Stated problem: Restate all the material verbatim, except for the pictures.

Data segment:
· · · · · · ·

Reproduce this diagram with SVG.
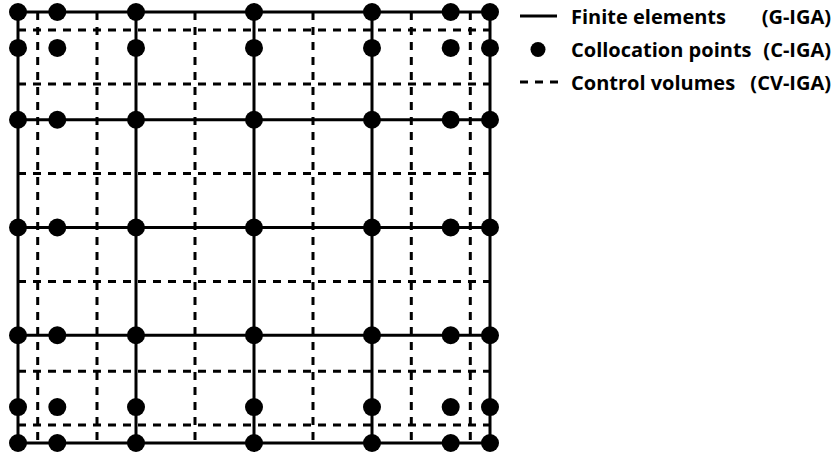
<svg xmlns="http://www.w3.org/2000/svg" width="835" height="457" viewBox="0 0 835 457">
<style>
.solid{stroke:#000;stroke-width:3;fill:none}
.dash{stroke:#000;stroke-width:3;fill:none;stroke-dasharray:8 7}
.pt{fill:#000}
.lbl{font-family:"Open Sans","DejaVu Sans",sans-serif;font-weight:700;font-size:20px;fill:#000}
</style>
<rect width="835" height="457" fill="#fff"/>
<g id="control-volumes">
<path class="dash" d="M18 30H490M18 84H490M18 173.6H490M18 281.4H490M18 371.2H490M18 425H490"/>
<path class="dash" d="M37.7 12V443M97 12V443M195 12V443M313 12V443M411.3 12V443M470.3 12V443"/>
</g>
<g id="finite-elements">
<path class="solid" d="M18 12H490M18 119.75H490M18 227.5H490M18 335.25H490M18 443H490"/>
<path class="solid" d="M18 12V443M136 12V443M254 12V443M372 12V443M490 12V443"/>
</g>
<g id="collocation-points">
<g id="row1"><circle class="pt" cx="18" cy="12" r="9"/><circle class="pt" cx="57.3" cy="12" r="9"/><circle class="pt" cx="136" cy="12" r="9"/><circle class="pt" cx="254" cy="12" r="9"/><circle class="pt" cx="372" cy="12" r="9"/><circle class="pt" cx="450.7" cy="12" r="9"/><circle class="pt" cx="490" cy="12" r="9"/></g>
<g id="row2"><circle class="pt" cx="18" cy="47.9" r="9"/><circle class="pt" cx="57.3" cy="47.9" r="9"/><circle class="pt" cx="136" cy="47.9" r="9"/><circle class="pt" cx="254" cy="47.9" r="9"/><circle class="pt" cx="372" cy="47.9" r="9"/><circle class="pt" cx="450.7" cy="47.9" r="9"/><circle class="pt" cx="490" cy="47.9" r="9"/></g>
<g id="row3"><circle class="pt" cx="18" cy="119.75" r="9"/><circle class="pt" cx="57.3" cy="119.75" r="9"/><circle class="pt" cx="136" cy="119.75" r="9"/><circle class="pt" cx="254" cy="119.75" r="9"/><circle class="pt" cx="372" cy="119.75" r="9"/><circle class="pt" cx="450.7" cy="119.75" r="9"/><circle class="pt" cx="490" cy="119.75" r="9"/></g>
<g id="row4"><circle class="pt" cx="18" cy="227.5" r="9"/><circle class="pt" cx="57.3" cy="227.5" r="9"/><circle class="pt" cx="136" cy="227.5" r="9"/><circle class="pt" cx="254" cy="227.5" r="9"/><circle class="pt" cx="372" cy="227.5" r="9"/><circle class="pt" cx="450.7" cy="227.5" r="9"/><circle class="pt" cx="490" cy="227.5" r="9"/></g>
<g id="row5"><circle class="pt" cx="18" cy="335.25" r="9"/><circle class="pt" cx="57.3" cy="335.25" r="9"/><circle class="pt" cx="136" cy="335.25" r="9"/><circle class="pt" cx="254" cy="335.25" r="9"/><circle class="pt" cx="372" cy="335.25" r="9"/><circle class="pt" cx="450.7" cy="335.25" r="9"/><circle class="pt" cx="490" cy="335.25" r="9"/></g>
<g id="row6"><circle class="pt" cx="18" cy="407.1" r="9"/><circle class="pt" cx="57.3" cy="407.1" r="9"/><circle class="pt" cx="136" cy="407.1" r="9"/><circle class="pt" cx="254" cy="407.1" r="9"/><circle class="pt" cx="372" cy="407.1" r="9"/><circle class="pt" cx="450.7" cy="407.1" r="9"/><circle class="pt" cx="490" cy="407.1" r="9"/></g>
<g id="row7"><circle class="pt" cx="18" cy="443" r="9"/><circle class="pt" cx="57.3" cy="443" r="9"/><circle class="pt" cx="136" cy="443" r="9"/><circle class="pt" cx="254" cy="443" r="9"/><circle class="pt" cx="372" cy="443" r="9"/><circle class="pt" cx="450.7" cy="443" r="9"/><circle class="pt" cx="490" cy="443" r="9"/></g>
</g>
<g id="legend">
<g id="legend-fe"><path class="solid" d="M520 16H557"/><text class="lbl" x="571" y="24">Finite elements</text><text class="lbl" x="831" y="24" text-anchor="end">(G-IGA)</text></g>
<g id="legend-cp"><circle class="pt" cx="538" cy="49.5" r="7.5"/><text class="lbl" x="571" y="57">Collocation points</text><text class="lbl" x="831" y="57" text-anchor="end">(C-IGA)</text></g>
<g id="legend-cv"><path class="solid" d="M520 82H558" stroke-dasharray="8 7"/><text class="lbl" x="571" y="90">Control volumes</text><text class="lbl" x="831" y="90" text-anchor="end">(CV-IGA)</text></g>
</g>
</svg>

· · · · · · ·

Right answer:
Reproduce this diagram with SVG.
<svg xmlns="http://www.w3.org/2000/svg" width="835" height="457" viewBox="0 0 835 457">
<style>
.solid{stroke:#000;stroke-width:3;fill:none}
.dash{stroke:#000;stroke-width:3;fill:none;stroke-dasharray:8 7}
.pt{fill:#000}
.lbl{font-family:"Open Sans","DejaVu Sans",sans-serif;font-weight:700;font-size:20px;fill:#000}
</style>
<rect width="835" height="457" fill="#fff"/>
<g id="control-volumes">
<path class="dash" d="M18 30H490M18 84H490M18 173.6H490M18 281.4H490M18 371.2H490M18 425H490"/>
<path class="dash" d="M37.7 12V443M97 12V443M195 12V443M313 12V443M411.3 12V443M470.3 12V443"/>
</g>
<g id="finite-elements">
<path class="solid" d="M18 12H490M18 119.75H490M18 227.5H490M18 335.25H490M18 443H490"/>
<path class="solid" d="M18 12V443M136 12V443M254 12V443M372 12V443M490 12V443"/>
</g>
<g id="collocation-points">
<g id="row1"><circle class="pt" cx="18" cy="12" r="9"/><circle class="pt" cx="57.3" cy="12" r="9"/><circle class="pt" cx="136" cy="12" r="9"/><circle class="pt" cx="254" cy="12" r="9"/><circle class="pt" cx="372" cy="12" r="9"/><circle class="pt" cx="450.7" cy="12" r="9"/><circle class="pt" cx="490" cy="12" r="9"/></g>
<g id="row2"><circle class="pt" cx="18" cy="47.9" r="9"/><circle class="pt" cx="57.3" cy="47.9" r="9"/><circle class="pt" cx="136" cy="47.9" r="9"/><circle class="pt" cx="254" cy="47.9" r="9"/><circle class="pt" cx="372" cy="47.9" r="9"/><circle class="pt" cx="450.7" cy="47.9" r="9"/><circle class="pt" cx="490" cy="47.9" r="9"/></g>
<g id="row3"><circle class="pt" cx="18" cy="119.75" r="9"/><circle class="pt" cx="57.3" cy="119.75" r="9"/><circle class="pt" cx="136" cy="119.75" r="9"/><circle class="pt" cx="254" cy="119.75" r="9"/><circle class="pt" cx="372" cy="119.75" r="9"/><circle class="pt" cx="450.7" cy="119.75" r="9"/><circle class="pt" cx="490" cy="119.75" r="9"/></g>
<g id="row4"><circle class="pt" cx="18" cy="227.5" r="9"/><circle class="pt" cx="57.3" cy="227.5" r="9"/><circle class="pt" cx="136" cy="227.5" r="9"/><circle class="pt" cx="254" cy="227.5" r="9"/><circle class="pt" cx="372" cy="227.5" r="9"/><circle class="pt" cx="450.7" cy="227.5" r="9"/><circle class="pt" cx="490" cy="227.5" r="9"/></g>
<g id="row5"><circle class="pt" cx="18" cy="335.25" r="9"/><circle class="pt" cx="57.3" cy="335.25" r="9"/><circle class="pt" cx="136" cy="335.25" r="9"/><circle class="pt" cx="254" cy="335.25" r="9"/><circle class="pt" cx="372" cy="335.25" r="9"/><circle class="pt" cx="450.7" cy="335.25" r="9"/><circle class="pt" cx="490" cy="335.25" r="9"/></g>
<g id="row6"><circle class="pt" cx="18" cy="407.1" r="9"/><circle class="pt" cx="57.3" cy="407.1" r="9"/><circle class="pt" cx="136" cy="407.1" r="9"/><circle class="pt" cx="254" cy="407.1" r="9"/><circle class="pt" cx="372" cy="407.1" r="9"/><circle class="pt" cx="450.7" cy="407.1" r="9"/><circle class="pt" cx="490" cy="407.1" r="9"/></g>
<g id="row7"><circle class="pt" cx="18" cy="443" r="9"/><circle class="pt" cx="57.3" cy="443" r="9"/><circle class="pt" cx="136" cy="443" r="9"/><circle class="pt" cx="254" cy="443" r="9"/><circle class="pt" cx="372" cy="443" r="9"/><circle class="pt" cx="450.7" cy="443" r="9"/><circle class="pt" cx="490" cy="443" r="9"/></g>
</g>
<g id="legend">
<g id="legend-fe"><path class="solid" d="M520 16H557"/><text class="lbl" x="571" y="24">Finite elements</text><text class="lbl" x="831" y="24" text-anchor="end">(G-IGA)</text></g>
<g id="legend-cp"><circle class="pt" cx="538" cy="49.5" r="7.5"/><text class="lbl" x="571" y="57">Collocation points</text><text class="lbl" x="831" y="57" text-anchor="end">(C-IGA)</text></g>
<g id="legend-cv"><path class="solid" d="M520 82H558" stroke-dasharray="8 7"/><text class="lbl" x="571" y="90">Control volumes</text><text class="lbl" x="831" y="90" text-anchor="end">(CV-IGA)</text></g>
</g>
</svg>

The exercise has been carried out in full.